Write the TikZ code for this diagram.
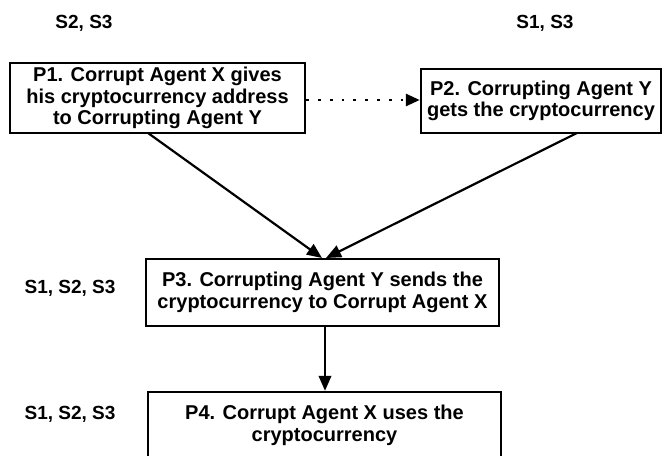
\documentclass[tikz,border=0pt]{standalone}
\usepackage{fontspec}
\setmainfont{Liberation Sans}
\usetikzlibrary{arrows.meta}
\tikzset{
  stepbox/.style={draw, line width=2.4pt, align=center, inner sep=0pt,
    font=\bfseries\fontsize{20}{21.5}\selectfont},
  lbl/.style={font=\bfseries\fontsize{19}{21}\selectfont},
  flow/.style={line width=2.2pt, -{Triangle[length=15pt,width=12.5pt]}},
  dotflow/.style={line width=2.8pt, dash pattern=on 2.8pt off 9pt,
    -{Triangle[length=14pt,width=12pt]}}
}
\begin{document}
\begin{tikzpicture}[x=1pt,y=-1pt]
  \clip (0,0) rectangle (663,455);
  \fill[white] (0,0) rectangle (663,455);

  % scenario labels
  \node[lbl] (s1) at (84,23) {S2, S3};
  \node[lbl] (s2) at (545,23) {S1, S3};
  \node[lbl] (s3) at (70,288) {S1, S2, S3};
  \node[lbl] (s4) at (70,414) {S1, S2, S3};

  % process steps
  \node[stepbox, minimum width=295pt, minimum height=70pt] (p1) at (157.5,98)
    {P1. Corrupt Agent X gives\\his cryptocurrency address\\to Corrupting Agent Y};
  \node[stepbox, minimum width=240pt, minimum height=64pt] (p2) at (541,101)
    {P2. Corrupting Agent Y\\gets the cryptocurrency};
  \node[stepbox, minimum width=353pt, minimum height=67pt] (p3) at (322.5,292.5)
    {P3. Corrupting Agent Y sends the\\cryptocurrency to Corrupt Agent X};
  \node[stepbox, minimum width=353pt, minimum height=84pt] (p4) at (324.5,434)
    {P4. Corrupt Agent X uses the\\cryptocurrency\\\mbox{}};

  % connectors
  \draw[dotflow] (p1.east |- 0,100) -- (p2.west |- 0,100);
  \draw[flow] (148,133) -- (322,258);
  \draw[flow] (577,133) -- (326,258);
  \draw[flow] (p3.south -| 325,0) -- (p4.north -| 325,0);
\end{tikzpicture}
\end{document}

▬▬▬▬▬▬▬▬▬▬

_SET TASK_. The lines from the start of the data through the line that contains "(s4) at (70,414)" are to be returned exactly, please, with both ends included and every picture left out.

_RESPONSE_.
Write the TikZ code for this diagram.
\documentclass[tikz,border=0pt]{standalone}
\usepackage{fontspec}
\setmainfont{Liberation Sans}
\usetikzlibrary{arrows.meta}
\tikzset{
  stepbox/.style={draw, line width=2.4pt, align=center, inner sep=0pt,
    font=\bfseries\fontsize{20}{21.5}\selectfont},
  lbl/.style={font=\bfseries\fontsize{19}{21}\selectfont},
  flow/.style={line width=2.2pt, -{Triangle[length=15pt,width=12.5pt]}},
  dotflow/.style={line width=2.8pt, dash pattern=on 2.8pt off 9pt,
    -{Triangle[length=14pt,width=12pt]}}
}
\begin{document}
\begin{tikzpicture}[x=1pt,y=-1pt]
  \clip (0,0) rectangle (663,455);
  \fill[white] (0,0) rectangle (663,455);

  % scenario labels
  \node[lbl] (s1) at (84,23) {S2, S3};
  \node[lbl] (s2) at (545,23) {S1, S3};
  \node[lbl] (s3) at (70,288) {S1, S2, S3};
  \node[lbl] (s4) at (70,414) {S1, S2, S3};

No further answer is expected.